» THE TASK: Set down the data below from its first line to the line holding "W, H = 1188, 1189", inclusive; omit all pictures.
[start DATASET EXTRACT]
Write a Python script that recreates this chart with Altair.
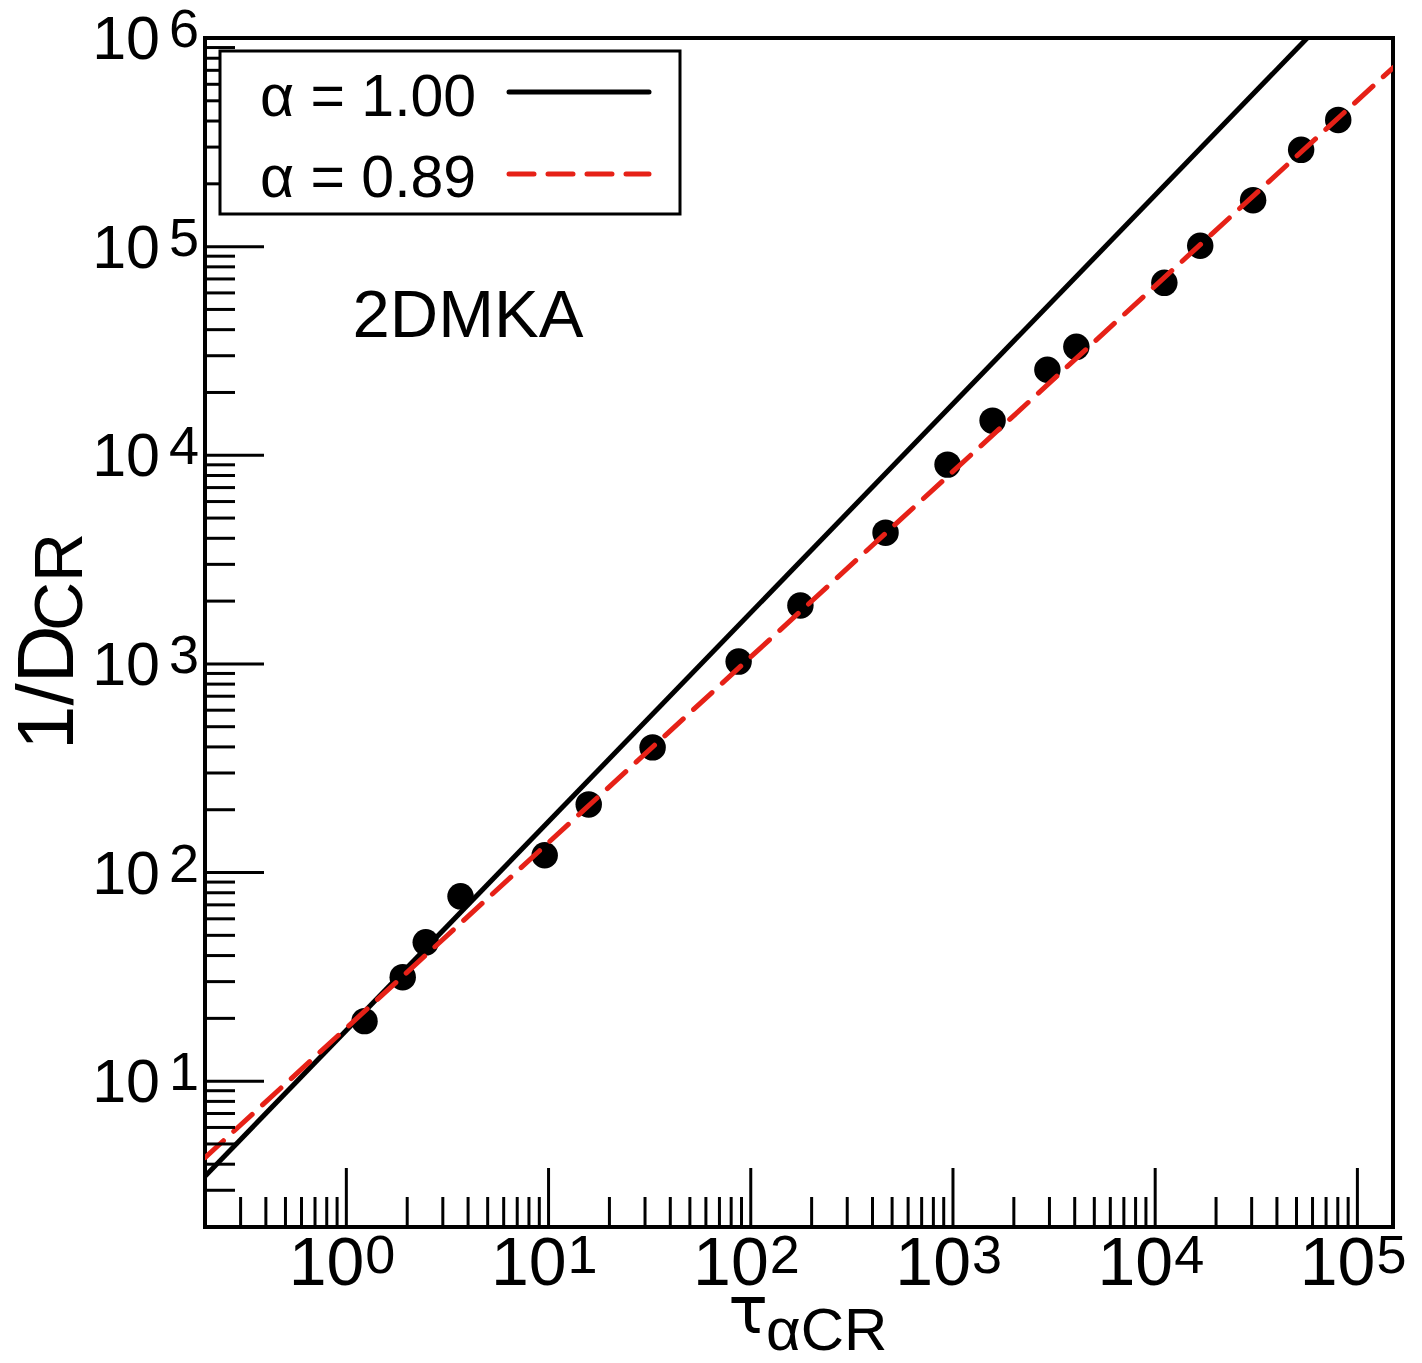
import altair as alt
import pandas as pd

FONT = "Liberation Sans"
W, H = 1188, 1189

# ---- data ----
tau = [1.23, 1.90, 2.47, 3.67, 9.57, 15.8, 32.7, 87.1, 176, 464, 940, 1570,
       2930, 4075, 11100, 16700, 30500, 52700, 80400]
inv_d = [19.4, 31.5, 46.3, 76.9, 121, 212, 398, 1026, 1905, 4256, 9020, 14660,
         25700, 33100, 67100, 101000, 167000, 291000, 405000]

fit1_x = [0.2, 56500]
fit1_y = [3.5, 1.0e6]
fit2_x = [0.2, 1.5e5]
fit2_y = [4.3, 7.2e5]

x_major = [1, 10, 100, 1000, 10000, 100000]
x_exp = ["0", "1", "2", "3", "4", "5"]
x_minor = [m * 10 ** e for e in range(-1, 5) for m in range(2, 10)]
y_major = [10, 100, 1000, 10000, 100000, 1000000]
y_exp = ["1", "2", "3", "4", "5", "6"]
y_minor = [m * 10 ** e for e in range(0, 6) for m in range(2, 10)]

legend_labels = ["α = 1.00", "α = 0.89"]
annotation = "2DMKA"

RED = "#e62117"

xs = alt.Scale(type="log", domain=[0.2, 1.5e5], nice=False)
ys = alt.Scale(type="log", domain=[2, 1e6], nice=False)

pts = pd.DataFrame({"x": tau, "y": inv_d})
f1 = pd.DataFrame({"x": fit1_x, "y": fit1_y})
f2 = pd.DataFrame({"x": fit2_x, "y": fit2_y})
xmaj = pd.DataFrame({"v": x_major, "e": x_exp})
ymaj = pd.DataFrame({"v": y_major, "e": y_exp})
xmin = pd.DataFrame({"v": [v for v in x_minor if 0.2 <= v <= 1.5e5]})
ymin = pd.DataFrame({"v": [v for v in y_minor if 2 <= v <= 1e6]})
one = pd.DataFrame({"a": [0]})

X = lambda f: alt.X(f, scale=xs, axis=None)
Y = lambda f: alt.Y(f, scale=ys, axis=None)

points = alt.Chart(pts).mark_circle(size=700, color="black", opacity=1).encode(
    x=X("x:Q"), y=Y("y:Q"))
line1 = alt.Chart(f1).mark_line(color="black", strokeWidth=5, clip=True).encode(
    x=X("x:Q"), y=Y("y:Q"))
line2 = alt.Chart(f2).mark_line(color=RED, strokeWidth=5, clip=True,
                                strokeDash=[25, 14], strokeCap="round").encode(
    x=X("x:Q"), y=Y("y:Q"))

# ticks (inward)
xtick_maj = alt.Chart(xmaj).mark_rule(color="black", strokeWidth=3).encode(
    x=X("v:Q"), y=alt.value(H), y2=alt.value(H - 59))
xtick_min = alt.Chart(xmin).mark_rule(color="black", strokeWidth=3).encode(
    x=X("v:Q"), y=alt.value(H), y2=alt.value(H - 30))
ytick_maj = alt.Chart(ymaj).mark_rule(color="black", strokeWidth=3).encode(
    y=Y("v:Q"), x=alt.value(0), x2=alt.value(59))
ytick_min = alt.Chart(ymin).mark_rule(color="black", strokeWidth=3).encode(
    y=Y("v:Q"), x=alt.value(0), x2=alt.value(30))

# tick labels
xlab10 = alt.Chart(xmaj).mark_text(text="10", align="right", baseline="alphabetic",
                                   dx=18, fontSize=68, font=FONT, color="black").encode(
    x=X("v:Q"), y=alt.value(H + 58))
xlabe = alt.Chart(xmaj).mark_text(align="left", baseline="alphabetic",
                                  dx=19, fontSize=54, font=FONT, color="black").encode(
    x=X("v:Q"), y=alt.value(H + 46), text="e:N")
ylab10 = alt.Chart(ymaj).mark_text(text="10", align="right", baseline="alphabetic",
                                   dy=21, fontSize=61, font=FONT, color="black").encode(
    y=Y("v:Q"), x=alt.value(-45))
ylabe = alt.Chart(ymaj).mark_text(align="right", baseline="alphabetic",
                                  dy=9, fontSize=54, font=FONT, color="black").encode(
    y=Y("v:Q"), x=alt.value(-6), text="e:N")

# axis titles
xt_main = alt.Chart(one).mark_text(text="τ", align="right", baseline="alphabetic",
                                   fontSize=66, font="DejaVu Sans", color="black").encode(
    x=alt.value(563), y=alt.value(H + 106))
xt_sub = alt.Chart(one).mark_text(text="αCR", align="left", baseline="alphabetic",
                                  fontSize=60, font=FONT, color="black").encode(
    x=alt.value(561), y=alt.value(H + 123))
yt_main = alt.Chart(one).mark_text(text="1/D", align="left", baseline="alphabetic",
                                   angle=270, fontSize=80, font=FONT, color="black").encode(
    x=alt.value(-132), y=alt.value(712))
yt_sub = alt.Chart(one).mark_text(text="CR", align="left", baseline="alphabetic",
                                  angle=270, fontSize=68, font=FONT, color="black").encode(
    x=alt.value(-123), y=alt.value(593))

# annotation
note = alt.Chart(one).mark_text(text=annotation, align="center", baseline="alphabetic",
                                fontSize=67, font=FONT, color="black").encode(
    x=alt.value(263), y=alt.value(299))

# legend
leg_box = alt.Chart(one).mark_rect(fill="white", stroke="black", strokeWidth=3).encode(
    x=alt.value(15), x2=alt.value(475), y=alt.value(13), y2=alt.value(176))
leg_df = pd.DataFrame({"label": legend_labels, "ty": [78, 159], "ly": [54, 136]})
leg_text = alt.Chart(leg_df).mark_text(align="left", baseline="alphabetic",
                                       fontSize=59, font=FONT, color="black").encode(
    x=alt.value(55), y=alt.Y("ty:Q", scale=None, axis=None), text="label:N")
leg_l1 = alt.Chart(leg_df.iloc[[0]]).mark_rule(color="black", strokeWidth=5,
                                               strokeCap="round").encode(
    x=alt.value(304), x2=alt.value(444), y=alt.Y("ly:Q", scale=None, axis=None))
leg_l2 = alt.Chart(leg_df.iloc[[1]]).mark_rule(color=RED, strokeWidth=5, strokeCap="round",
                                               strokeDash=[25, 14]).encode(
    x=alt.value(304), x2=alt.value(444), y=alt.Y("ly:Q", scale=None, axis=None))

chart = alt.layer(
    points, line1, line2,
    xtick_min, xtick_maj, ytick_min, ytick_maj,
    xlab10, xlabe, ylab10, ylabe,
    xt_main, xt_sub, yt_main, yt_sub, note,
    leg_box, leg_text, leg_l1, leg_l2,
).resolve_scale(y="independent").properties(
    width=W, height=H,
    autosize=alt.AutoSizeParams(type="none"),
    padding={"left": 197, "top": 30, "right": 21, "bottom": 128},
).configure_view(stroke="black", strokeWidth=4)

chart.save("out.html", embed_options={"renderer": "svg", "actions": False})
[end DATASET EXTRACT]
» EXERCISE RESPONSE:
Write a Python script that recreates this chart with Altair.
import altair as alt
import pandas as pd

FONT = "Liberation Sans"
W, H = 1188, 1189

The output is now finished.